Adalet Bakanı Abdulhamit Gül ise katıldığı canlı yayın programında baro başkanlarına ilişkin "Henüz teklif yok, hangi maddeye karşı çıkıyorsunuz?" ifadelerini kullandı. AKP’li Cahit Özkan’dan baro başkanlarının yürüyüşüyle ilgili “Demokrasiden ve hukuktan bahsedip sokakta yürüyüş yapıyorlar” dedi.
***
BAROLARIN GÜCÜNDEN KORKUYORLAR
Basın toplantısı düzenleyen CHP Parti Sözcüsü Faik Öztrak, "Vatandaşın savunma hakkına göz diken bir ülkede adalet olur mu? Adaletin olmadığı yerde mülk, huzur ve refah olur mu? Baro başkanları yürüyüş yaptılar ancak polis barikatlarıyla durduruldular. Bu demokrasi tarihinde hem de yargı tarihinde kapkara bir gündür" ifadelerini kullandı.

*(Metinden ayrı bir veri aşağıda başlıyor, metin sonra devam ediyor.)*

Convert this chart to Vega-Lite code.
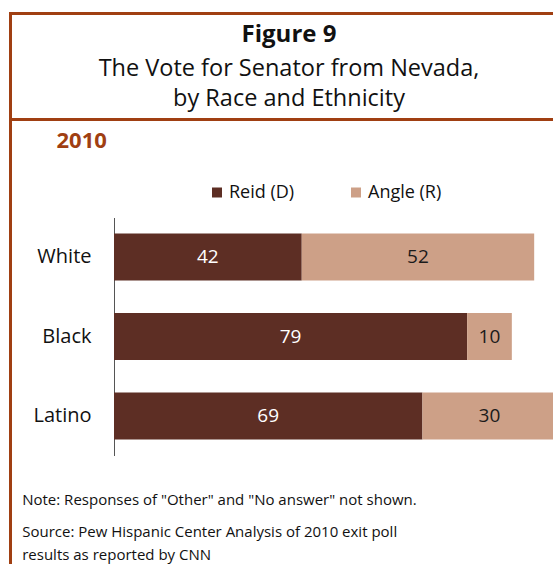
{
  "$schema": "https://vega.github.io/schema/vega-lite/v6.json",
  "padding": {"left": 8.5, "top": 11.5, "right": 0, "bottom": 0},
  "spacing": 0,
  "bounds": "flush",
  "background": "white",
  "config": {
    "font": "Open Sans",
    "view": {"stroke": "#a03f12", "strokeWidth": 3},
    "concat": {"spacing": 0}
  },
  "vconcat": [
    {
      "width": 557,
      "height": 106,
      "view": {"stroke": "#a03f12", "strokeWidth": 3},
      "data": {"values": [{"t": ""}]},
      "mark": {"type": "text"},
      "encoding": {
        "x": {"datum": 0.5, "type": "quantitative", "scale": {"domain": [0, 1]}, "axis": null},
        "y": {"datum": 0.5, "type": "quantitative", "scale": {"domain": [0, 1]}, "axis": null},
        "text": {"field": "t"}
      },
      "title": {
        "text": "Figure 9",
        "subtitle": ["The Vote for Senator from Nevada,", "by Race and Ethnicity"],
        "anchor": "middle",
        "orient": "top",
        "offset": -96.5,
        "font": "Open Sans",
        "fontSize": 24,
        "fontWeight": "bold",
        "color": "#111111",
        "subtitleFont": "Open Sans",
        "subtitleFontSize": 23.5,
        "subtitleColor": "#111111",
        "subtitleLineHeight": 30,
        "subtitlePadding": 10
      }
    },
    {
      "width": 557,
      "height": 460,
      "view": {"stroke": "#a03f12", "strokeWidth": 3},
      "data": {
        "values": [
          {"race": "White", "candidate": "Reid (D)", "pct": 42},
          {"race": "White", "candidate": "Angle (R)", "pct": 52},
          {"race": "Black", "candidate": "Reid (D)", "pct": 79},
          {"race": "Black", "candidate": "Angle (R)", "pct": 10},
          {"race": "Latino", "candidate": "Reid (D)", "pct": 69},
          {"race": "Latino", "candidate": "Angle (R)", "pct": 30}
        ]
      },
      "title": {
        "text": "2010",
        "anchor": "start",
        "orient": "top",
        "offset": -33,
        "dx": 46,
        "fontSize": 22,
        "fontWeight": "bold",
        "color": "#a03f12"
      },
      "encoding": {
        "y": {
          "field": "race",
          "type": "nominal",
          "sort": ["White", "Black", "Latino"],
          "scale": {"range": [98, 336], "paddingInner": 0.41, "paddingOuter": 0.2},
          "axis": {
            "orient": "left",
            "offset": -103.5,
            "domain": true,
            "domainColor": "#555555",
            "domainWidth": 1,
            "ticks": false,
            "grid": false,
            "labelPadding": 23,
            "labelFontSize": 20,
            "labelColor": "#111111",
            "title": "Note: Responses of \"Other\" and \"No answer\" not shown.",
            "titleAngle": 0,
            "titleAlign": "left",
            "titleBaseline": "alphabetic",
            "titleX": -92.3,
            "titleY": 384.5,
            "titleFontSize": 15,
            "titleFontWeight": "normal",
            "titleColor": "#111111"
          }
        },
        "x": {
          "field": "pct",
          "type": "quantitative",
          "stack": "zero",
          "scale": {"domain": [0, 100], "range": [103.5, 550.5]},
          "axis": {
            "labels": false,
            "ticks": false,
            "domain": false,
            "grid": false,
            "title": ["Source: Pew Hispanic Center Analysis of 2010 exit poll", "results as reported by CNN"],
            "titleAnchor": "start",
            "titleAlign": "left",
            "titleBaseline": "alphabetic",
            "titleX": 11.2,
            "titleY": -43.5,
            "titleLineHeight": 23.5,
            "titleFontSize": 15,
            "titleFontWeight": "normal",
            "titleColor": "#111111"
          }
        },
        "order": {"field": "candidate", "sort": "descending"}
      },
      "layer": [
        {
          "mark": {"type": "bar"},
          "encoding": {
            "color": {
              "field": "candidate",
              "type": "nominal",
              "sort": ["Reid (D)", "Angle (R)"],
              "scale": {"domain": ["Reid (D)", "Angle (R)"], "range": ["#5d2e24", "#cda087"]},
              "legend": {
                "orient": "none",
                "legendX": 197.5,
                "legendY": 170,
                "direction": "horizontal",
                "title": null,
                "symbolType": "square",
                "symbolSize": 100,
                "symbolStrokeWidth": 0,
                "labelFontSize": 18,
                "labelColor": "#111111",
                "labelOffset": 3,
                "columnPadding": 52
              }
            }
          }
        },
        {
          "mark": {"type": "text", "fontSize": 19},
          "encoding": {
            "x": {"field": "pct", "type": "quantitative", "stack": "zero", "bandPosition": 0.5},
            "detail": {"field": "candidate"},
            "text": {"field": "pct", "type": "quantitative"},
            "color": {
              "condition": {"test": "datum.candidate === 'Reid (D)'", "value": "#ffffff"},
              "value": "#1a1a1a"
            }
          }
        }
      ]
    }
  ]
}
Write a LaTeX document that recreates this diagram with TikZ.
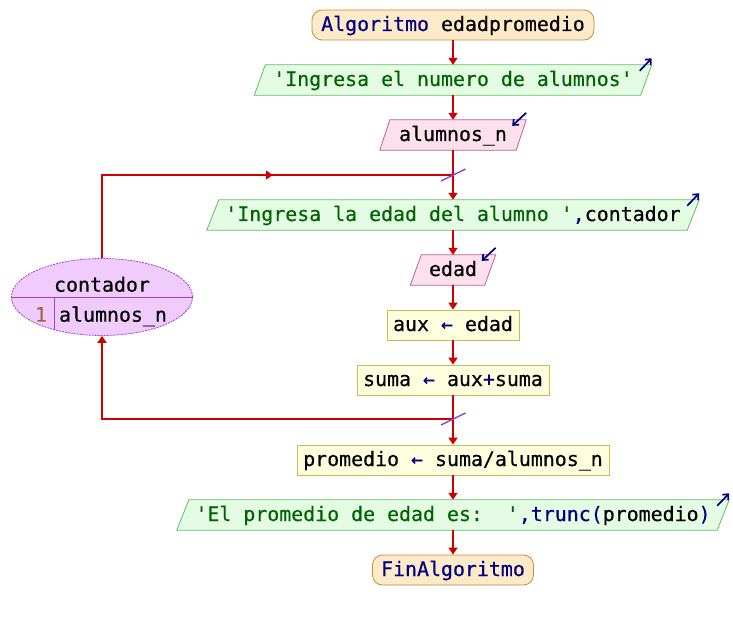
\documentclass[tikz,border=0pt]{standalone}
\usepackage{fontspec}
\setmonofont{DejaVu Sans Mono}[FakeBold=0.4]
\usetikzlibrary{arrows.meta,shapes.geometric,backgrounds,decorations.markings}
\definecolor{flowred}{RGB}{204,0,0}
\definecolor{kwc}{RGB}{0,0,128}
\definecolor{strc}{RGB}{0,100,0}
\definecolor{numc}{RGB}{160,100,60}
\definecolor{termfill}{RGB}{253,234,200}
\definecolor{termdraw}{RGB}{200,140,60}
\definecolor{outfill}{RGB}{228,252,228}
\definecolor{outdraw}{RGB}{96,192,96}
\definecolor{infill}{RGB}{252,224,236}
\definecolor{indraw}{RGB}{192,96,144}
\definecolor{procfill}{RGB}{254,254,222}
\definecolor{procdraw}{RGB}{192,192,80}
\definecolor{cntfill}{RGB}{240,204,252}
\definecolor{cntdraw}{RGB}{160,64,208}
\definecolor{slashc}{RGB}{144,64,208}
\newcommand\kwd[1]{\textcolor{kwc}{#1}}
\newcommand\strg[1]{\textcolor{strc}{#1}}
\newcommand\paral[3]{\begin{pgfonlayer}{background}\draw[#3] ([xshift=#2]#1.north west) -- ([xshift=#2]#1.north east) -- ([xshift=-#2]#1.south east) -- ([xshift=-#2]#1.south west) -- cycle;\end{pgfonlayer}}
\newcommand\outicon[2]{\draw[icon] ([shift={(#2-12,6)}]#1.north east) -- ([shift={(#2,-6.5)}]#1.north east);}
\newcommand\inicon[2]{\draw[icon] ([shift={(#2,-7)}]#1.north east) -- ([shift={(#2-14,6)}]#1.north east);}
\tikzset{
  txt/.style={inner sep=0pt, text height=16pt, text depth=4pt},
  base/.style={txt, minimum height=30pt},
  term/.style={base, draw=termdraw, fill=termfill, rounded corners=10pt, line width=0.8pt},
  proc/.style={base, draw=procdraw, fill=procfill, line width=0.8pt},
  iotext/.style={base},
  outshape/.style={draw=outdraw, fill=outfill, line width=0.8pt},
  inshape/.style={draw=indraw, fill=infill, line width=0.8pt},
  flowline/.style={draw=flowred, line width=1.6pt},
  flow/.style={flowline, -{Triangle[length=7pt,width=9pt]}},
  icon/.style={draw=kwc, line width=1.7pt, -{Straight Barb[length=4.5pt,width=8pt]}},
  slash/.style={draw=slashc, line width=1.4pt},
}
\begin{document}
\begin{tikzpicture}[x=1pt,y=-1pt,font=\ttfamily\fontsize{19.9pt}{24pt}\selectfont]
\useasboundingbox (0,0) rectangle (733,620);
% nodes
\node[term, minimum width=282pt] (start) at (453,25) {\kwd{Algoritmo} edadpromedio};
\node[iotext, minimum width=386pt] (o1) at (453,80) {\strg{'Ingresa el numero de alumnos'}};
\paral{o1}{5.5pt}{outshape}
\node[iotext, minimum width=136pt] (i1) at (453,135) {alumnos\_n};
\paral{i1}{5pt}{inshape}
\node[iotext, minimum width=480pt] (o2) at (453,215) {\strg{'Ingresa la edad del alumno '}\kwd{,}contador};
\paral{o2}{6pt}{outshape}
\node[iotext, minimum width=74pt] (i2) at (453,270) {edad};
\paral{i2}{5.5pt}{inshape}
\node[proc, minimum width=132pt] (aux) at (453,325) {aux \kwd{←} edad};
\node[proc, minimum width=192pt] (suma) at (453,380) {suma \kwd{←} aux\kwd{+}suma};
\node[proc, minimum width=312pt] (prom) at (453,460) {promedio \kwd{←} suma/alumnos\_n};
\node[iotext, minimum width=540pt] (o3) at (453,515) {\strg{'El promedio de edad es:~~'}\kwd{,trunc(}promedio\kwd{)}};
\paral{o3}{6pt}{outshape}
\node[term, minimum width=161pt] (fin) at (453,570) {\kwd{FinAlgoritmo}};
% loop node
\node[ellipse, draw=cntdraw, fill=cntfill, dash pattern=on 2pt off 1pt, line width=0.8pt,
      minimum width=181pt, minimum height=77pt, inner sep=0pt] (cnt) at (102,297) {};
\draw[cntdraw, line width=0.8pt] (cnt.west) -- (cnt.east);
\draw[cntdraw, line width=0.8pt] ([xshift=-48pt]cnt.center) -- ([shift={(-48,32.6)}]cnt.center);
\node[txt] (cntvar) at (102,285.7) {contador};
\node[txt] (cntini) at (41,315.7) {\textcolor{numc}{1}};
\node[txt] (cntend) at (113,315.7) {alumnos\_n};
% icons
\outicon{o1}{5.5}
\inicon{i1}{5}
\outicon{o2}{6}
\inicon{i2}{5.5}
\outicon{o3}{6}
% junctions
\coordinate (jtop) at (453,175);
\coordinate (jbot) at (453,419);
% connectors
\draw[flow] (start) -- (o1);
\draw[flow] (o1) -- (i1);
\draw[flow] (i1) -- (o2);
\draw[flow] (o2) -- (i2);
\draw[flow] (i2) -- (aux);
\draw[flow] (aux) -- (suma);
\draw[flow] (suma) -- (prom);
\draw[flow] (prom) -- (o3);
\draw[flow] (o3) -- (fin);
\draw[flowline, postaction={decorate}, decoration={markings, mark=at position 0.585 with {\arrow{Triangle[length=7pt,width=9pt]}}}] (cnt.north) |- (jtop);
\draw[flow] (jbot) -| (cnt.south);
\draw[slash] ([shift={(-12,6)}]jtop) -- ([shift={(12.5,-6)}]jtop);
\draw[slash] ([shift={(-12,6)}]jbot) -- ([shift={(12.5,-6)}]jbot);
\end{tikzpicture}
\end{document}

CHP Aydın Milletvekili Adalet Komisyonu üyesi Süleyman Bülbül ise “Bir avukatın kendi ülkesinin başkentine girişini kolluk kuvvetlerini girişine izin verilmemesi kabul edilemez. Avukatların şehre alınmaması ve polis müdahalesi açık şiddettir. Adaletin temeli, savunmanın baş aktörleri olan avukatların Anayasal hakları ihlal edilmektedir. Hükümet Anayasa’yı ayaklar altına almıştır” dedi. Bülbül, “Hazırladıkları yasa teklifi de bugün avukatlara yapılan muamele de bunun göstergesi. Hükümet adalet için mücadele edenden, hak arayandan, hakkını savunandan korkuyor” diye konuştu.